Nearly a decade after Alabama teen Natalee Holloway vanished on a high school trip to Aruba, her father is back on the Caribbean island with a private detective, probing new clues and focusing on a new claim from a purported eyewitness.
Holloway was just 18 when she disappeared on May 30, 2005. The prime suspect long has been Joran van der Sloot, who is in imprisoned in Peru for a 2010 murder. Dave Holloway is convinced Van der Sloot killed his daughter, but his latest quest is to find her body –- and investigate the new eyewitness claim.
“I saw Natalee Holloway on the last night she was alive,” island resident Jurrien de Jong told the syndicated TV program Inside Edition. “I was the eyewitness.
“I saw that Joran was chasing Natalee into a small building under construction,” De Jong continued. “In about five minutes he came out with Natalee in his arms, and slammed the body of Natalee on the floor, and then he made an opening in a crawl space… I knew she was dead.”
“I saw Natalee Holloway on the last night she was alive.”
Natalee Holloway was last seen leaving a bar with van der Sloot. De Jong said he originally kept his secret because he was himself involved in unspecified illegal activities. But he told Inside Edition he was moved to speak out after seeing a report in which van der Sloot told an undercover investigator Natalee Holloway was buried at sea, which he believes is a lie.
Now, with an investigator and a cadaver dog in tow, Dave Holloway is out to determine if there is any truth to the latest claim. In the past, the search for justice for his daughter has taken several cruel twists. Several supposed leads have led nowhere, including conflicting statements from van der Sloot, who was arrested twice but never charged.

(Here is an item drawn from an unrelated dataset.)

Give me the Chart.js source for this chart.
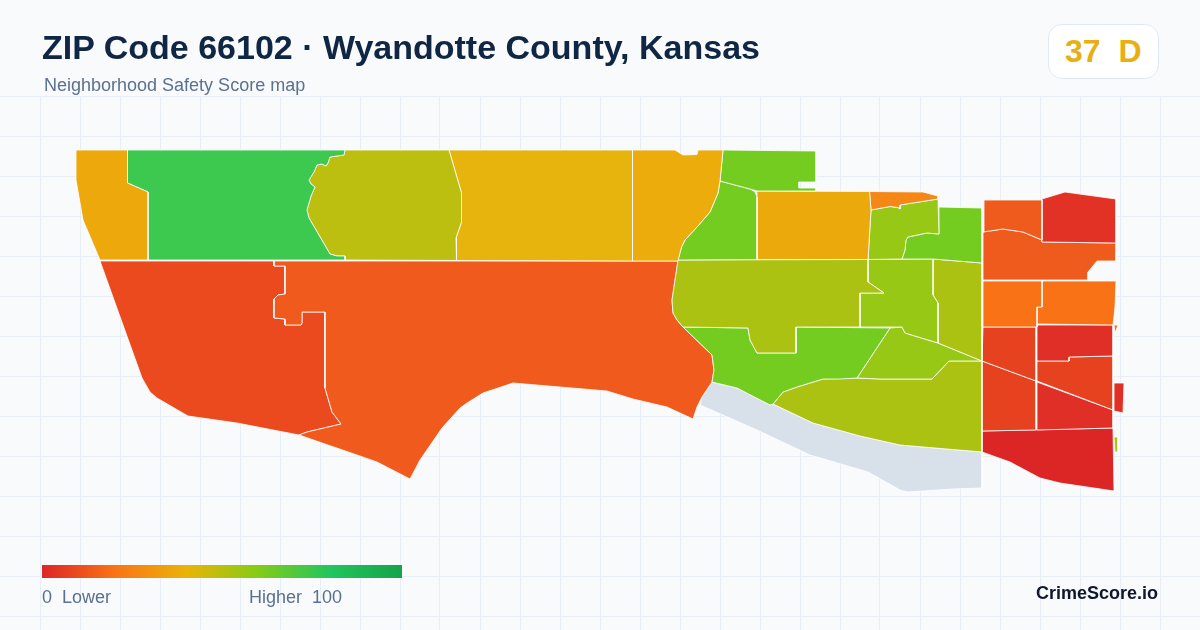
<!DOCTYPE html>
<html>
<head>
<meta charset="utf-8">
<title>ZIP Code 66102</title>
<script src="https://cdn.jsdelivr.net/npm/chart.js@4"></script>
<style>
  html, body { margin: 0; padding: 0; background: #f8fafc; }
  #wrap { position: relative; width: 1200px; height: 630px; overflow: hidden; background: #f8fafc; font-family: "Liberation Sans", Arial, sans-serif; }
  #map { position: absolute; left: 0; top: 0; }
  .txt { position: absolute; white-space: pre; line-height: 1; }
  #title { left: 42px; top: 30px; font-size: 34px; font-weight: bold; color: #0f2744; }
  #sub { left: 44px; top: 76px; font-size: 18px; color: #5a7190; }
  #badge { position: absolute; left: 1048px; top: 24px; width: 109px; height: 53px; background: #fff; border: 1px solid #e2e8f0; border-radius: 14px; }
  #score { left: 1065px; top: 35px; font-size: 32px; font-weight: bold; color: #e8ae12; }
  #bar { position: absolute; left: 42px; top: 565px; width: 360px; height: 13px; background: linear-gradient(90deg, #dc2626 0%, #f97316 20%, #eab308 40%, #84cc16 60%, #22c55e 80%, #16a34a 100%); }
  .leg { top: 588px; font-size: 18px; color: #5a7190; }
  #brand { right: 42px; top: 584px; font-size: 18px; font-weight: bold; color: #0f172a; }
</style>
</head>
<body>
<div id="wrap">
  <canvas id="map" width="1200" height="630"></canvas>
  <div class="txt" id="title">ZIP Code 66102 · Wyandotte County, Kansas</div>
  <div class="txt" id="sub">Neighborhood Safety Score map</div>
  <div id="badge"></div>
  <div class="txt" id="score">37  D</div>
  <div id="bar"></div>
  <div class="txt leg" style="left:42px">0  Lower</div>
  <div class="txt leg" style="left:249px">Higher  100</div>
  <div class="txt" id="brand">CrimeScore.io</div>
</div>
<script>
// outlines, in map units
const northWest = [[76,150],[127.5,150],[127.5,183],[148,192],[148,260],[100,260],[83,220],[76,180]];
const parkGreen = [[127.5,150],[345,150],[344,155],[330,157],[328,163],[326,166],[322,164],[317,165],[314,172],[309,180],[311,184],[315,187],[311,196],[307,210],[309,218],[330,254],[337,256],[345,256],[345,260],[148,260],[148,192],[127.5,183]];
const oliveNorth = [[345,150],[449,150],[461.5,193],[461.5,222],[456,238],[456.5,260.5],[345,260],[345,256],[337,256],[330,254],[309,218],[307,210],[311,196],[315,187],[311,184],[309,180],[314,172],[317,165],[322,164],[326,166],[328,163],[330,157],[344,155]];
const yellowNorth = [[449,150],[632.5,150],[632.5,261],[456.5,260.5],[456,238],[461.5,222],[461.5,193]];
const yellowEast = [[632.5,150],[675,150],[683,155],[697,154.5],[698,150],[723,150],[720,181],[718,193],[710,212],[697,227],[685,240],[681.5,247],[678,261],[632.5,261]];
const limeTop = [[723,150],[816,151],[816,182],[799,182],[799,188],[816,188],[816,191],[757,191],[750,189],[720,181]];
const limeBend = [[720,181],[750,189],[755,192],[757,197],[757,259.5],[678,260],[681.5,247],[685,240],[697,227],[710,212],[718,193]];
const amberBlock = [[757,191],[869.5,191.5],[871,210],[868,259.5],[757,259.5]];
const orangeSliver = [[869.5,191.5],[923,192],[938,196],[938,199],[900,205],[900,209],[898,207.5],[890,206.5],[871,210]];
const midGreen = [[871,210],[890,206.5],[898,207.5],[900,209],[900,205],[938,199],[939,234],[927,233],[908,237],[906,240],[905,250],[902,259],[868,259.5]];
const limeEast = [[939,207],[982,208],[982,263],[933,259],[902,259],[905,250],[906,240],[908,237],[927,233],[939,234]];
const oliveCentre = [[678,260],[868,259.5],[868,282],[884,293],[860,293],[860,327],[796,327],[796,353],[757,353],[750,340],[748,328],[683,327],[677,320],[673,313],[672,300]];
const greenCentre = [[868,259.5],[933,259],[933,295],[938,303],[938,343],[905,333],[902,327],[860,327],[860,293],[884,293],[868,282]];
const oliveStrip = [[933,259],[982,263],[982,361],[938,343],[938,303],[933,295]];
const limeSouth = [[683,327],[748,328],[750,340],[757,353],[796,353],[796,327],[890,328],[857,378],[840,379],[823,379],[797,387],[783,392],[773,404],[770,405],[737,388],[712,382],[714,370],[712,355]];
const greenSouth = [[890,328],[902,327],[905,333],[938,343],[982,361],[949,361],[932,379],[880,379],[857,378]];
const oliveRiver = [[949,361],[982,361],[982,452],[900,445],[860,436],[813,423],[773,404],[783,392],[797,387],[823,379],[857,378],[880,379],[932,379]];
const riverBank = [[712,382],[737,388],[770,405],[773,404],[813,423],[860,436],[900,445],[982,452],[982,488],[953,489],[907,492],[900,490],[868,472],[810,455],[757,430],[700,405],[702,397]];
const southMain = [[274,261],[274,266],[285,266],[285,294],[278,295],[274,299],[274,318],[285,319],[285,325],[301,325],[302,323],[302,312],[325,312],[325,388],[332,412],[341,424],[307,432],[299,435],[357,455],[377,462],[410,479],[420,460],[442,428],[460,408],[467,403],[483,393],[513,383],[607,391],[633,399],[667,407],[693,419],[697,407],[702,397],[712,382],[714,370],[712,355],[683,327],[677,320],[673,313],[672,300],[678,261]];
const southWest = [[100,261],[274,261],[274,266],[285,266],[285,294],[278,295],[274,299],[274,318],[285,319],[285,325],[301,325],[302,323],[302,312],[325,312],[325,388],[332,412],[341,424],[307,432],[299,435],[237,423],[188,416],[157,398],[150,392],[142,378]];
const eastCap = [[984,200],[1042,200],[1042,240],[1023,232],[1003,229],[983,232]];
const eastRed = [[1042,199],[1065,192],[1116,199],[1116,243],[1042,242]];
const eastBand = [[983,232],[1003,229],[1023,232],[1042,240],[1042,242],[1116,243],[1116,261],[1097,261],[1088,272],[1088,280],[983,280]];
const orangeLeft = [[983,281],[1042,281],[1042,307],[1037,307],[1037,327],[983,327]];
const orangeRight = [[1042,281],[1116,281],[1115,307],[1113,325],[1037,324],[1037,307],[1042,307]];
const orangeChip = [[1114,325],[1118,325],[1115,333]];
const blockUpper = [[983,327],[1036,327],[1036,381],[982,361]];
const blockLower = [[982,361],[1036,381],[1036,430],[982,431]];
const redUpper = [[1037,325],[1113,325],[1113,356],[1069,357],[1069,361],[1037,361]];
const blockEast = [[1037,361],[1069,361],[1069,357],[1113,356],[1113,410],[1037,381]];
const redLower = [[1037,382],[1113,410],[1113,428],[1037,430]];
const redSouth = [[982,431],[1113,428],[1114,491],[1060,483],[1040,478],[1010,462],[982,452]];
const redChip = [[1114,383],[1124,383],[1123,413],[1114,411]];
const limeChip = [[1114,437],[1118,437],[1118,452],[1115,452]];

const regionShapes = [northWest, parkGreen, oliveNorth, yellowNorth, yellowEast, limeTop, limeBend, amberBlock, orangeSliver, midGreen, limeEast, oliveCentre, greenCentre, oliveStrip, limeSouth, greenSouth, oliveRiver, southMain, southWest, eastCap, eastRed, eastBand, orangeLeft, orangeRight, orangeChip, blockUpper, blockLower, redUpper, blockEast, redLower, redSouth, redChip, limeChip, riverBank];
const regionColors = ['#eda80c', '#3dc950', '#bdbf10', '#e6b40c', '#ecac0c', '#74cc20', '#74cc20', '#eca90c', '#f58716', '#98c816', '#74cc20', '#abc212', '#98c816', '#abc212', '#74cc20', '#98c816', '#abc212', '#f05a1c', '#ea4a1e', '#ef5a1d', '#e23226', '#ef5a1d', '#f97316', '#f97316', '#f97316', '#e64220', '#e64220', '#e02f26', '#e64220', '#e02f26', '#dc2626', '#e02f26', '#abc212', '#d8e0e9'];

const gridX = [40,80,120,160,200,240,280,320,360,400,440,480,520,560,600,640,680,720,760,800,840,880,920,960,1000,1040,1080,1120,1160];
const gridY = [96,136,176,216,256,296,336,376,416,456,496,536,576,616];

const datasets = regionShapes.map((shape, i) => ({
    data: shape.concat([shape[0]]).map(p => ({ x: p[0], y: p[1] })),
    showLine: true,
    fill: 'shape',
    backgroundColor: regionColors[i],
    borderColor: '#ffffff',
    borderWidth: 0.8,
    pointRadius: 0,
    pointHoverRadius: 0,
    order: i === regionShapes.length - 1 ? 1 : 0
}));

new Chart(document.getElementById('map').getContext('2d'), {
    type: 'scatter',
    data: { datasets: datasets },
    options: {
        responsive: false,
        animation: false,
        devicePixelRatio: 1,
        layout: { padding: { top: 96 } },
        plugins: { legend: { display: false }, tooltip: { enabled: false } },
        scales: {
            x: {
                min: 0,
                max: 1200,
                afterBuildTicks: s => { s.ticks = gridX.map(v => ({ value: v })); },
                ticks: { display: false },
                grid: { color: '#e8eef5', drawTicks: false },
                border: { display: false }
            },
            y: {
                min: 96,
                max: 630,
                reverse: true,
                afterBuildTicks: s => { s.ticks = gridY.map(v => ({ value: v })); },
                ticks: { display: false },
                grid: { color: '#e8eef5', drawTicks: false },
                border: { display: false }
            }
        }
    }
});
</script>
</body>
</html>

Van der Sloot has claimed to have left a drunken Holloway alone on a beach; he was caught on hidden camera confessing to the killing, and he once told Fox News Channel's Greta Van Susteren that he sold her into slavery. He was also charged with trying to extort $250,000 from Natalee Holloway's mother, Beth Holloway, by claiming he could lead her to the remains of her daughter.
De Jong told the distraught father what he knew last year, and also made the claims to a Dutch newspaper, Algemeen Dagblad.
Eric Olthof, Aruba's prosecutor, told Inside Edition hisoffice is investigating the claims and expected his investigation could take as long as two months.
Van der Sloot, who was 17 when Holloway disappeared, is serving a 28-year sentence in Peru for the 2010 murder of Stephany Flores in a Lima hotel room. Upon completion of his sentence, he faces extradition to the U.S., where he will face charges of extorting and defrauding Beth Holloway.
Dave and Beth Holloway had divorced several years before their daughter disappeared.